Even if one was to have dismissed all the intelligence as having been misinterpreted or fabricated, the fact remained that when Syria had the opportunity to demonstrate to the world that it was the innocent victim of an unprovoked act of aggression by its neighbor, Israel — IAEA inspectors could have immediately been called in to certify that the recently bombed site was “clean,” showing no evidence of nuclear materials or construction of a reactor — instead of calling in inspectors, Assad sent in the bulldozers to cover up the remains.

Nevertheless, athough in my mind it seemed like the case was closed, then as always, I was open to consider new evidence — especially if it was being passed on to me by someone who had served and advised at the most senior levels of government and been privy to the highest levels of classified information.

So what kind of “intelligence” did this email contain?

It was an article from a website and the first red flag jumped straight out:

For those who have never come across this site, it’s run by an American radio talk-show host called Jeff Rense. It is notorious for promoting conspiracy theories and the article in question, “Another Fake Syria Nuclear Site Photo?”, was no exception.

The article’s author was a man called Ted Teietmeyer. My immediate reaction to his method of analysis was that he seemed to be approaching this subject in the way someone might argue that the moon landings were faked. Sure enough, Teietmeyer believes that NASA faked the 1969 lunar landing.

Had the former intelligence official been taken in by what to my eye was transparently a bogus piece of analysis, or did he think that I could easily be duped? I’ll never know, because as soon as I told him this was a piece of nonsense he dropped the subject.

What I have observed over the intervening years is that this former intelligence official’s allegiances have become increasingly transparent and this perhaps explains why he sent me that article. He can at this point be fairly described as a loyal supporter of Bashar al-Assad. That’s not a slur — it’s an objective assessment.

Now let’s consider another former intelligence official. This one left a comment here on Tuesday evening. I recognized his name. He used to be a CIA analyst, now has his own blog and based on his style of writing comments, I think he can reasonably also be described as a “troll.”

His comment appeared under the post “Seymour Hersh as Dorian Gray,” where I had written that had such a thinly-sourced report as Hersh’s latest been written by anyone else, the London Review of Books (LBR) wouldn’t have touched it.

Since I have no intention of feeding this troll, his comment will remain in moderation — why should I or anyone else approve being addressed in this way? I did however write directly to the author using the email address he provides on his blog and he swiftly confirmed that he had indeed left the comment.

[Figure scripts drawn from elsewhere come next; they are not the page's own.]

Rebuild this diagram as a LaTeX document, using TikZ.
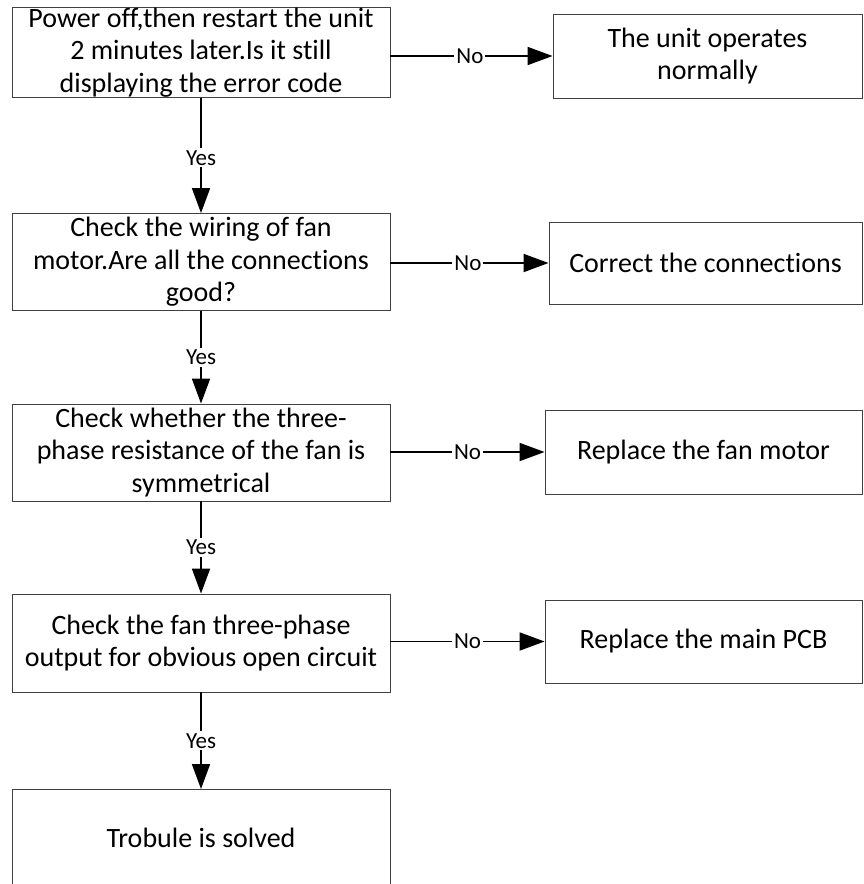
\documentclass[tikz,border=0pt]{standalone}
\usepackage{fontspec}
\setmainfont{Carlito}[RawFeature={-liga;-dlig;-clig}]
\usetikzlibrary{arrows.meta}
\begin{document}
\begin{tikzpicture}[x=1pt,y=-1pt,
  box/.style={draw=black!75,line width=0.9pt,rectangle,align=center,inner sep=0pt,
    font=\fontsize{28}{32.5}\selectfont},
  conn/.style={draw=black,line width=1.8pt,-{Triangle[length=25pt,width=18pt]}},
  lab/.style={fill=white,inner sep=2pt,font=\fontsize{23}{24}\selectfont}]
\useasboundingbox (0,0) rectangle (863,884);
\clip (0,0) rectangle (863,884);
\node[box,minimum width=378pt,minimum height=90pt] (b1) at (201,52.5)
  {Power off,then restart the unit\\2 minutes later.Is it still\\displaying the error code};
\node[box,minimum width=309pt,minimum height=84pt] (r1) at (707.5,56)
  {The unit operates\\normally};
\node[box,minimum width=378pt,minimum height=97pt] (b2) at (201,262)
  {Check the wiring of fan\\motor.Are all the connections\\good?};
\node[box,minimum width=313pt,minimum height=82pt] (r2) at (705.5,263)
  {Correct the connections};
\node[box,minimum width=378pt,minimum height=97pt] (b3) at (201,452.5)
  {Check whether the three-\\phase resistance of the fan is\\symmetrical};
\node[box,minimum width=317pt,minimum height=84pt] (r3) at (703.5,452)
  {Replace the fan motor};
\node[box,minimum width=378pt,minimum height=98pt] (b4) at (201,643)
  {Check the fan three-phase\\output for obvious open circuit};
\node[box,minimum width=317pt,minimum height=83pt] (r4) at (703.5,641.5)
  {Replace the main PCB};
\node[box,minimum width=378pt,text height=58pt,text depth=62pt,anchor=north] (b5) at (201,789)
  {Trobule is solved};
\draw[conn] (b1.east |- r1.west) -- node[lab,pos=0.49]{No} (r1.west);
\draw[conn] (b2.east |- r2.west) -- node[lab,pos=0.49]{No} (r2.west);
\draw[conn] (b3.east |- r3.west) -- node[lab,pos=0.5]{No} (r3.west);
\draw[conn] (b4.east |- r4.west) -- node[lab,pos=0.5]{No} (r4.west);
\draw[conn] (b1.south) -- node[lab,pos=0.52]{Yes} (b2.north);
\draw[conn] (b2.south) -- node[lab]{Yes} (b3.north);
\draw[conn] (b3.south) -- node[lab]{Yes} (b4.north);
\draw[conn] (b4.south) -- node[lab]{Yes} (b5.north);
\end{tikzpicture}
\end{document}
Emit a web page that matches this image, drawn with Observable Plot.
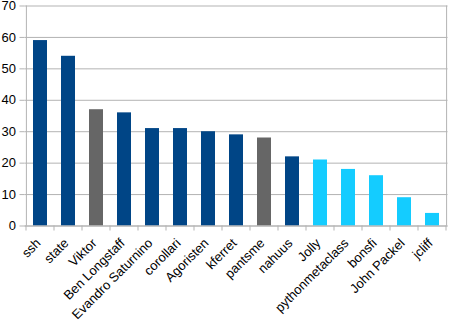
<!DOCTYPE html>
<html>
<head>
<meta charset="utf-8">
<script src="https://cdn.jsdelivr.net/npm/d3@7"></script>
<script src="https://cdn.jsdelivr.net/npm/@observablehq/plot@0.6"></script>
<style>
  html, body { margin: 0; padding: 0; background: #fff; }
  svg { display: block; }
</style>
</head>
<body>
<div id="chart"></div>
<script>
const names = ["ssh", "state", "Viktor", "Ben Longstaff", "Evandro Saturnino", "corollari", "Agoristen", "kferret", "pantsme", "nahuus", "Jolly", "pythonmetaclass", "bonsfi", "John Packel", "jcliff"];
const values = [59, 54, 37, 36, 31, 31, 30, 29, 28, 22, 21, 18, 16, 9, 4];
const groups = ["a", "a", "b", "a", "a", "a", "a", "a", "b", "a", "c", "c", "c", "c", "c"];
const yTicks = [0, 10, 20, 30, 40, 50, 60, 70];
const groupDomain = ["a", "b", "c"];
const groupColors = ["#004586", "#666666", "#14ccff"];

const data = names.map((n, i) => ({name: n, value: values[i], group: groups[i]}));

// tick marks at band boundaries below the x axis, using the x scale
function boundaryTicks() {
  return (index, scales, values, dimensions) => {
    const x = scales.x;
    const step = x.step();
    const bw = x.bandwidth();
    const g = d3.create("svg:g").attr("stroke", "#b3b3b3").attr("stroke-width", 1);
    const y0 = dimensions.height - dimensions.marginBottom;
    const xs = names.map(n => x(n) + bw / 2 - step / 2);
    xs.push(x(names[names.length - 1]) + bw / 2 + step / 2);
    for (const xx of xs) {
      g.append("line").attr("x1", xx).attr("x2", xx).attr("y1", y0).attr("y2", y0 + 5);
    }
    return g.node();
  };
}

const chart = Plot.plot({
  width: 449,
  height: 322,
  marginLeft: 24.5,
  marginRight: 1.5,
  marginTop: 5.5,
  marginBottom: 96.5,
  style: {fontFamily: "'Liberation Sans', Arial, sans-serif", fontSize: "12px", color: "#000", background: "#fff"},
  x: {domain: names, paddingInner: 0.5, paddingOuter: 0.25, label: null},
  y: {domain: [0, 70], label: null},
  color: {domain: groupDomain, range: groupColors},
  marks: [
    Plot.gridY(yTicks, {stroke: "#b3b3b3", strokeOpacity: 1}),
    Plot.ruleX([names[0]], {stroke: "#b3b3b3", dx: -14.1}),
    Plot.ruleX([names[names.length - 1]], {stroke: "#b3b3b3", dx: 14.1}),
    Plot.barY(data, {x: "name", y: "value", fill: "group"}),
    Plot.ruleY([0], {stroke: "#b3b3b3"}),
    Plot.axisY(yTicks, {tickSize: 5, stroke: "#b3b3b3", tickPadding: 4, fontSize: 13, fill: "#000", label: null}),
    Plot.axisX({tickSize: 0, tickRotate: -45, tickPadding: 15, dx: -2, fontSize: 13, fill: "#000", label: null}),
    boundaryTicks()
  ]
});
document.getElementById("chart").appendChild(chart);
</script>
</body>
</html>
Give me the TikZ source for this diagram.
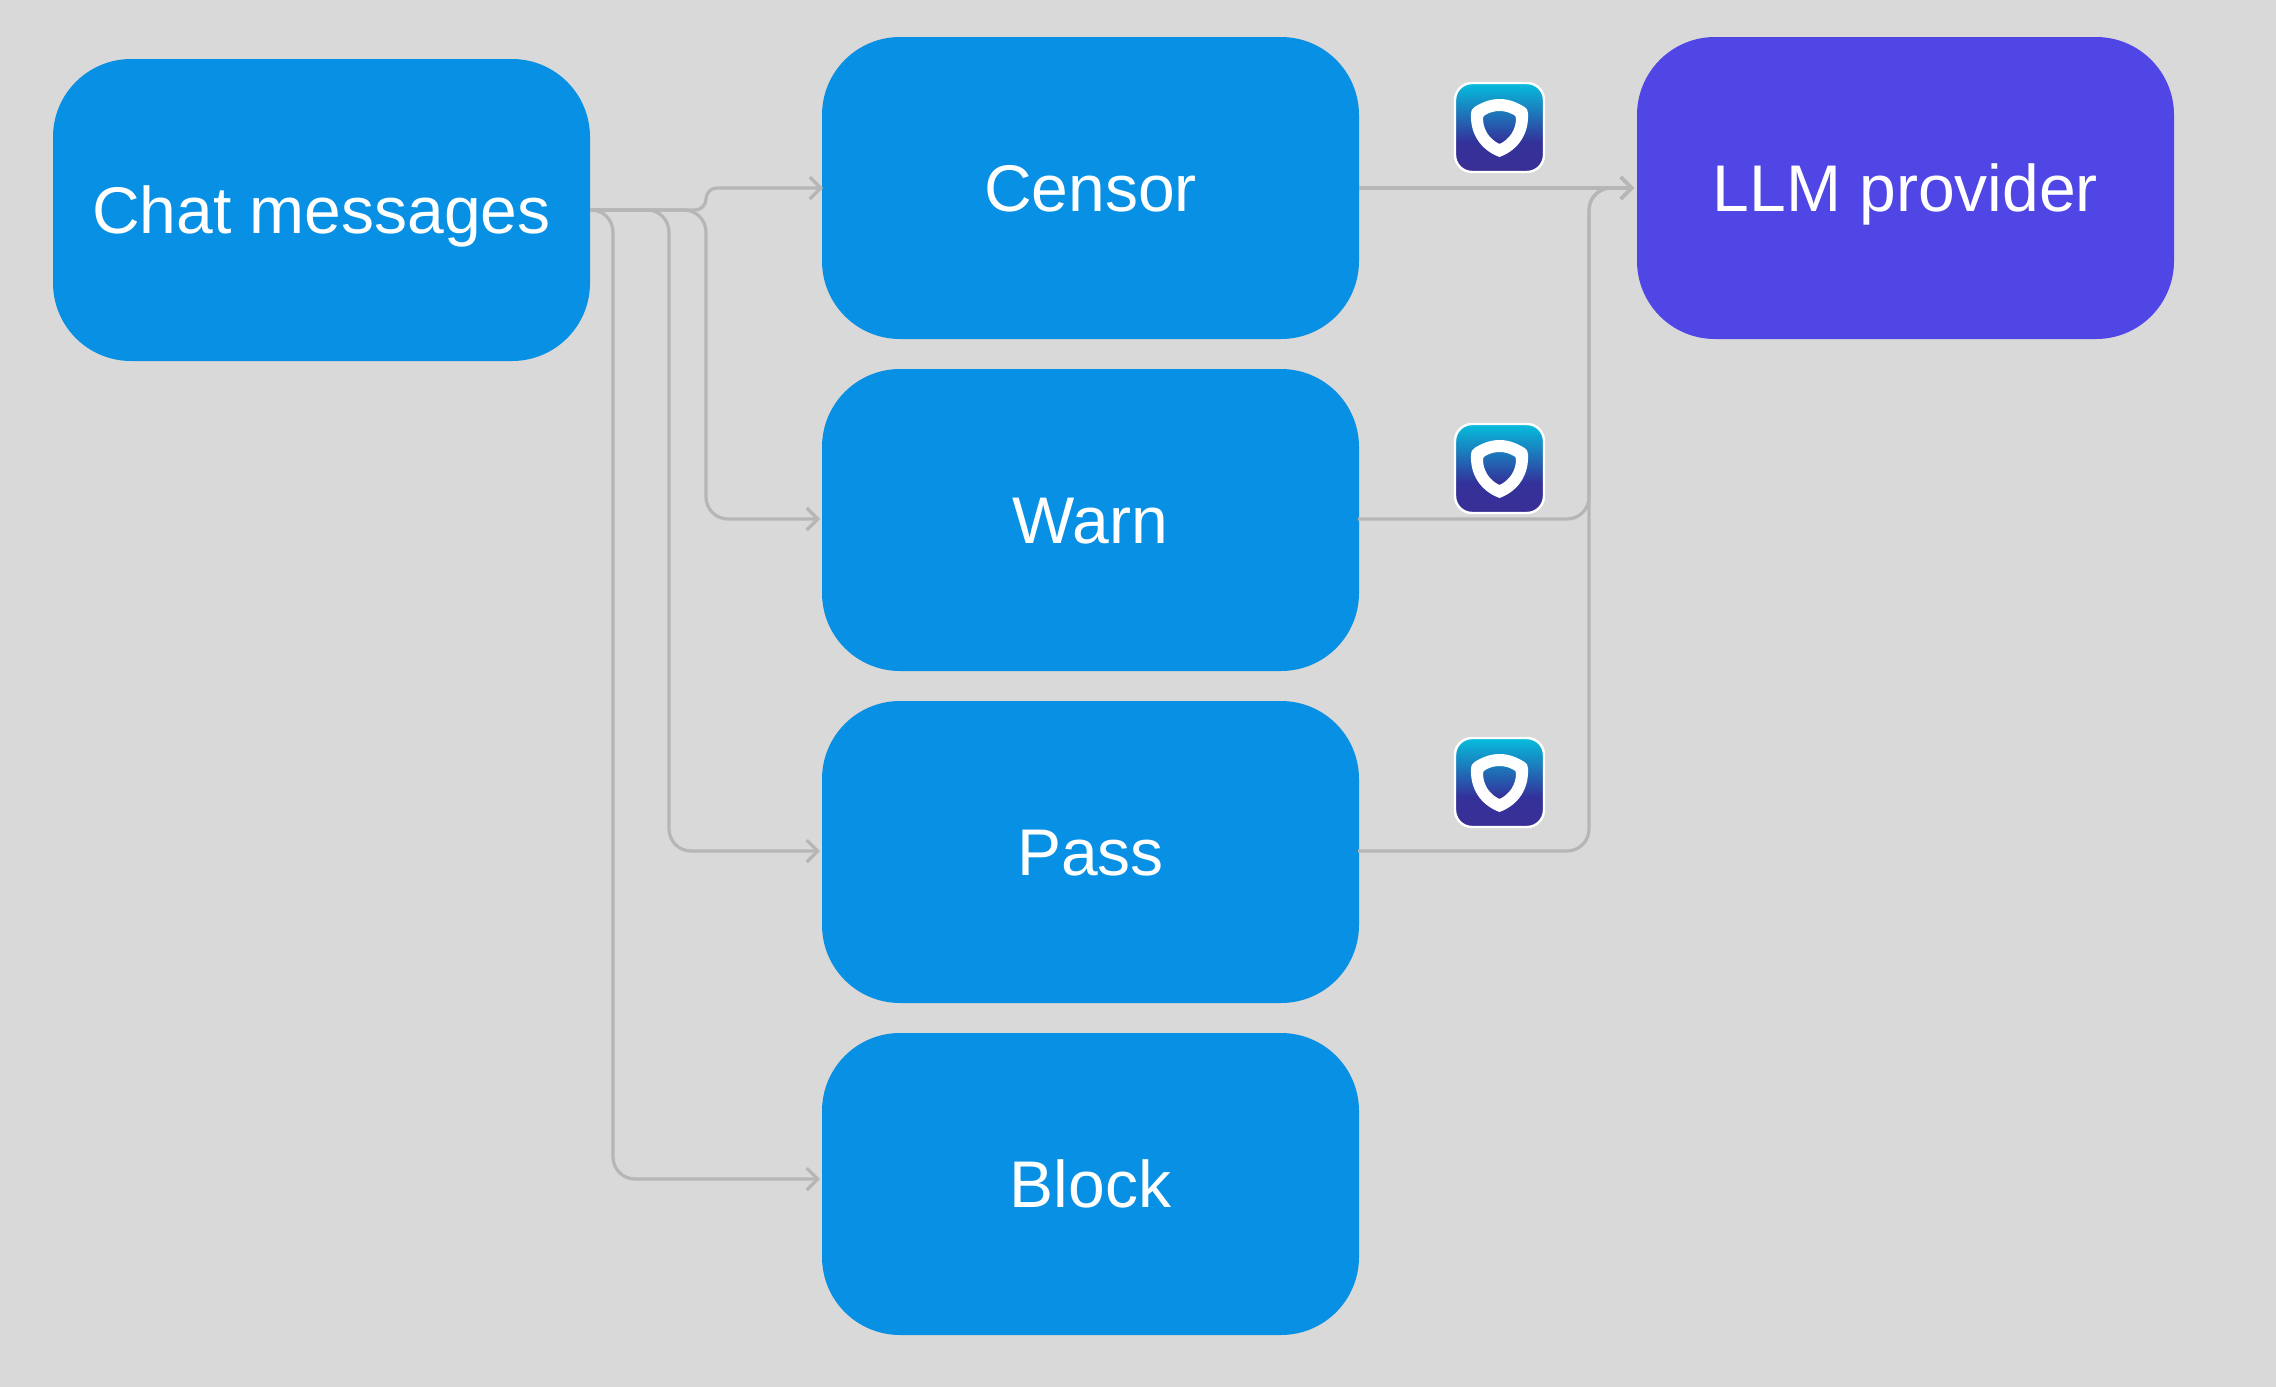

The former intelligence official had commented:

You are a moron. Thinly sourced? Quoting from an actual Top Secret document, which the LRB thoroughly fact checked, is quite a distance from thinly sourced. Further evidence that you are a frigging tool is to assert that Hersh’s article is somehow pandering to the left and Obama supporters. Really? If you had actually read the article you would understand why the left hates him — it is a devastating indictment of Obama as a liar and a fraud.

The first thing I would say to anyone who wants to sustain the brand value of “former intelligence official” is this: It’s probably better to refrain from throwing around insults in public. It detracts from the authoritative voice most people associate or want to associate with those who have been entrusted to maintain national security.

I’ll break down what this former CIA analyst said both in order to address the specifics, but perhaps more importantly to show that when assessing the credibility of what someone says, we should never allow ourselves to be dazzled by their credentials.

I’ll leave it to others to decide whether I’m a moron and move on to the question of sourcing. Hersh, the former CIA analyst says, is “Quoting from an actual Top Secret document, which the LRB thoroughly fact checked” — that’s “quite a distance from thinly sourced.” Right? Not really. Here’s why.

Firstly, to say that this document was thoroughly fact-checked by the LRB implies that the fact checkers were able to confirm that the document was what Hersh claims it to be: a highly classified five-page ‘talking points’ briefing for the DIA’s deputy director, David Shedd.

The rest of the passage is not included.